What are the grand goals in HCI? Do we have any grand goals at all? When you read HCI literature you certainly do not get the impression that some sort of grand goal of an ultimate user interface design was even considered by the authors. In fact, most papers I read do not even seem to have a clear idea of what to do next beyond the paper. They did something “novel” (meaning: not published in the HCI literature before; HCI researchers are notorious for not reading work in the neighboring fields of design, anthropology, comparative literature, psychology and engineering). Then they ran a study and published the results. Now they are doing something completely different… This widespread behavior is leading me to think there is no real progress in the field. Researchers just do a little bit of this and a little bit of that and hope something meaningful eventually comes out of it.
Most of my own work is engineering-focused. I am essentially creating new interfaces that optimize some measurable dependent variable (such as time, error, “insight”, etc.). In my specific work on text entry the primary goal is pretty obvious: I want to create text entry methods that let users write as fast as possible with few errors. Is this a grand goal in HCI then?
I have some reservations. First, HCI is much, much more than text entry. Even I do research in other sub-fields, such as visualization and decision theory. If you narrow down your research objective then sure, you can define a goal, but will it be a grand goal? Second, the above notion only captures the end goal. However, in my opinion, the research trajectory is as, if not more, important than the end goal. It is by repeated trial and error we learn the subtleties behind excellent user interface design. The end goal is fixed while the research trajectory is “elastic” and can be twisted and turned so that you can reach new goals based on it.
This reasoning leads me to think that perhaps my original question was asking the wrong question. Perhaps HCI is actually doing fine. Although the grand goals are hidden in the fog and I sometimes wonder if they exist.
Peer review is often highlighted as a cornerstone of good scientific practice, at least in engineering and the natural sciences. The logic behind peer review is that peers (i.e. other researchers knowledgeable in your research field) review your manuscript to make sure the research is valid, interesting, cites related work, etc.
However, what if reviewers do not really qualify as your peers? Then this validation process isn’t really something that can be called peer review, is it?
I have been submitting and reviewing research papers for the major human-computer interaction (HCI) conferences for six years now, this year as an associate chair (AC) for CHI 2010. I have to say our peer review process leaves something to be desired. A typical outcome is that 1-2 reviewers are actually experts (peers!) and the remaining 2-3 reviewers have never worked in the submission’s particular research area at all. Sometimes the ignorance is so glaringly obvious it is disheartening. For example, my note at CHI 2009 had two reviewers who rated themselves “expert” and “knowledgeable” respectively that argued for rejection because my study “was stating what was already known” [paraphrased]. However, the truth is that the result in this study contradicted what was generally believed in the literature, something I made clear in the rebuttal. In the end, the paper was accepted but it is hard for me to argue that my paper was “peer reviewed”. In this case only one reviewer knew what he or she was talking about and the rest (including the primary and secondary AC) clearly had no research expertise in the area.

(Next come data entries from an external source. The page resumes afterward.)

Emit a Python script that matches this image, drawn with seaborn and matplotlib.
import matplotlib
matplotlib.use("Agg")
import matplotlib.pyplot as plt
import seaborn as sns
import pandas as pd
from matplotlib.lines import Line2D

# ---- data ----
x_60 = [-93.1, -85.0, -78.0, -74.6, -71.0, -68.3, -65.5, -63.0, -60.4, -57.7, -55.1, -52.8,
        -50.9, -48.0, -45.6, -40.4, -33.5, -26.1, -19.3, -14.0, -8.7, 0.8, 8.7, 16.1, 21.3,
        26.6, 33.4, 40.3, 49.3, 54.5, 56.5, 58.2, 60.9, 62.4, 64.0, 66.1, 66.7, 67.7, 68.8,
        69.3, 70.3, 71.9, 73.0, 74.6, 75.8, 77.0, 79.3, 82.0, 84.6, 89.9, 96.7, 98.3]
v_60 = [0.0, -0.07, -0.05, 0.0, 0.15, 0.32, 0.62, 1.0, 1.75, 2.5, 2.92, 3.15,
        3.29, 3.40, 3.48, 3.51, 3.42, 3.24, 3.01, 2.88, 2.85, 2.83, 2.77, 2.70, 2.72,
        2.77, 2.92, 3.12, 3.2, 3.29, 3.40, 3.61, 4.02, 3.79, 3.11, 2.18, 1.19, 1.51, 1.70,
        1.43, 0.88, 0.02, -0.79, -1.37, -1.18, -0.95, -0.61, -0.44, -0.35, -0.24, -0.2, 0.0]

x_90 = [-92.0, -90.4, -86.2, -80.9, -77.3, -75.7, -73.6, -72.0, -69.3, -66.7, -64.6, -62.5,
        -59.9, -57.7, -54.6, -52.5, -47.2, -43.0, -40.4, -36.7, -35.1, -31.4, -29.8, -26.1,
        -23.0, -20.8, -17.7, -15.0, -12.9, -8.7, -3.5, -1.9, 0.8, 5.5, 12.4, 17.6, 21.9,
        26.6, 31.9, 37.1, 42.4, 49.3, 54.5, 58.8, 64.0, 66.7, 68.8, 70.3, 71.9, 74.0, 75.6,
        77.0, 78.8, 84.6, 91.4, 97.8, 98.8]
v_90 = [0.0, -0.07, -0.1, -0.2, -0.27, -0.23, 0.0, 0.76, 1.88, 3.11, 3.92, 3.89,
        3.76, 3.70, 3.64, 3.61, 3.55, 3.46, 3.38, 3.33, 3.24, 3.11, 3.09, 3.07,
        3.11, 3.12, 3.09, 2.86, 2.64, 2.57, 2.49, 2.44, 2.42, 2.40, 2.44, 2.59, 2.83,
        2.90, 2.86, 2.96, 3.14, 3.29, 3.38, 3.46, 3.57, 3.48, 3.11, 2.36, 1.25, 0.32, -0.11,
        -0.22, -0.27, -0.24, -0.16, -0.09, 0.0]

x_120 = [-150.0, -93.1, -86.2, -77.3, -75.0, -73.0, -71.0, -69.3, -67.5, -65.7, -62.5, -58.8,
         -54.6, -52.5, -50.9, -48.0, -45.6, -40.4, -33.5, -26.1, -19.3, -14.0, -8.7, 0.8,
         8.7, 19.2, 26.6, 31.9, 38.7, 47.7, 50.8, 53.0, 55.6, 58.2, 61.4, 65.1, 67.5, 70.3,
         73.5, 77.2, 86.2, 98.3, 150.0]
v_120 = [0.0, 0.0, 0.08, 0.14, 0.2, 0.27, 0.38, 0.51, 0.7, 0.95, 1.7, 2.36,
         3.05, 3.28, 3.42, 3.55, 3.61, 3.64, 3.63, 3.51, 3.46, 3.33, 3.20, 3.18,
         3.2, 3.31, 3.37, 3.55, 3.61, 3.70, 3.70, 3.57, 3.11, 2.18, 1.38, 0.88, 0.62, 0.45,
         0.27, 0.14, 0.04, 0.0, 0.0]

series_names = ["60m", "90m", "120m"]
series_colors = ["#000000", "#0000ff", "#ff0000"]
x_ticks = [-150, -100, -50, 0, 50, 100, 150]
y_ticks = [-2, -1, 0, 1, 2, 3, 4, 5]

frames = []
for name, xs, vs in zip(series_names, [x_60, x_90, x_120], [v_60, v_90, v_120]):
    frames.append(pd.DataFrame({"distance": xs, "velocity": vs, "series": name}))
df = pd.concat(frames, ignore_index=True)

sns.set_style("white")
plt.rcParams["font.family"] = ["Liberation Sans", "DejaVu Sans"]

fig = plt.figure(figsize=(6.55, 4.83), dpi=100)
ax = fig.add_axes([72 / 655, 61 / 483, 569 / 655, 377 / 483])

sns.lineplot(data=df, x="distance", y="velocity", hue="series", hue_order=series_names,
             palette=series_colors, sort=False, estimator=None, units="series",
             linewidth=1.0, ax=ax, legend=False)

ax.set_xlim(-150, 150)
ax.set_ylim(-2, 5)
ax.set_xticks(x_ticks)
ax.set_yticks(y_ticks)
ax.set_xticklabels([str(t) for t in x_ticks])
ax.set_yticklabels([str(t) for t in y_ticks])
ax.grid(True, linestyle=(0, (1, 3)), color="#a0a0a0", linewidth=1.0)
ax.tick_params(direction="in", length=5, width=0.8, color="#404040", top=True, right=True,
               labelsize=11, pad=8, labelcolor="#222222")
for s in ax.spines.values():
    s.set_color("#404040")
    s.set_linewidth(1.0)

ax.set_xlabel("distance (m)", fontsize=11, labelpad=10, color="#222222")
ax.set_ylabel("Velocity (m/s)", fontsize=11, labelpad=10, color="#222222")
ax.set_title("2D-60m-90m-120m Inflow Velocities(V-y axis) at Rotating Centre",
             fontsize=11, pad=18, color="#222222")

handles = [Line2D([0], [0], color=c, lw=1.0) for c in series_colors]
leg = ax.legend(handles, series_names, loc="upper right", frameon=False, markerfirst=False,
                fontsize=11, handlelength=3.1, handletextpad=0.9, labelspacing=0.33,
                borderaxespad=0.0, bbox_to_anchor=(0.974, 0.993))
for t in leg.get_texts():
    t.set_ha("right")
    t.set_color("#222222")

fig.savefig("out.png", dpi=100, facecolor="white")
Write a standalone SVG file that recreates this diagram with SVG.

In order to have a paper accepted at CHI I have found that above everything else you need to ensure you educate non-peers about your research area. You can safely assume several of the reviewers do not know your research area very well at all (sometimes they even rate themselves as having no knowledge in the area). This is a problem because it means that many good papers get rejected for superficial reasons. It also means that many bad papers end up being accepted. The latter tends to happen for well-written “visually beautiful” papers that either show nothing new or are methodologically invalid. If you are not an expert, you probably won’t spot the subtle methodological flaws that invalidate a paper’s conclusions. Likewise, you won’t realize that the research has already been done much better in a previous paper the authors didn’t know about, or chose not to cite.
CHI tries to fix the issue of reviewer incompetency by having a second stage of the review process – the program committee meeting. However, this is even more flawed because the associate chairs at the committee meeting cannot possibly represent all research areas. As an example, in my committee I was the only one who was active in text entry research. Therefore my power to reject or accept a particular submission involving text entry was immense (even though I chose not to exercise this power much). In the committee meeting the primary and secondary AC are supposed to argue for rejection or acceptance of their assigned submissions. However, if your AC is not an expert he or she will most likely completely rely on the reviewers’ judgments – reviewers, who themselves are often non-experts. This means that the one and only expert-AC in the committee (if there is even one!) needs to speak up in order to save a good paper from being rejected because of AC/reviewer ignorance. Vice versa, bad papers end up being accepted unless someone speaks up at the committee meeting. There is also a third alternative. An AC who for whatever reason does not like a particular paper can kill it at will by raising superficial concerns. This is possible because most likely there is not enough expertise on a particular paper’s topic in the committee room to properly defend it from such attacks (and the authors have obviously no way to address concerns raised at this late stage of the reviewing process).
I think a useful self-assessment indicator would be to ask each reviewer (including the AC) to indicate how many of the references in the submission the reviewer has read before they started to review a particular paper. In many cases, I strongly suspect many honest reviewers would be forced to state they haven’t read a single reference in the reference list! Are such reviewers really peers? No!
This problem of non-expertise among reviewers is probably hard to solve. One huge problem is our insistence on viewing conference publications as the primary publication venue. It means the reviewing system is swamped at one particular point in time each year. As an AC I know how hard it is to find competent reviewers when all the well-qualified candidates you can think of are already busy reviewing other work. Publishing in journals with a rapid turnaround process would be an obvious way to spread the reviewing load over the entire year and therefore maximize the availability of expert reviewers at any given point in time. However, to my surprise, I find that this idea meets a lot of resistance so I am not optimistic this problem is going away anytime soon.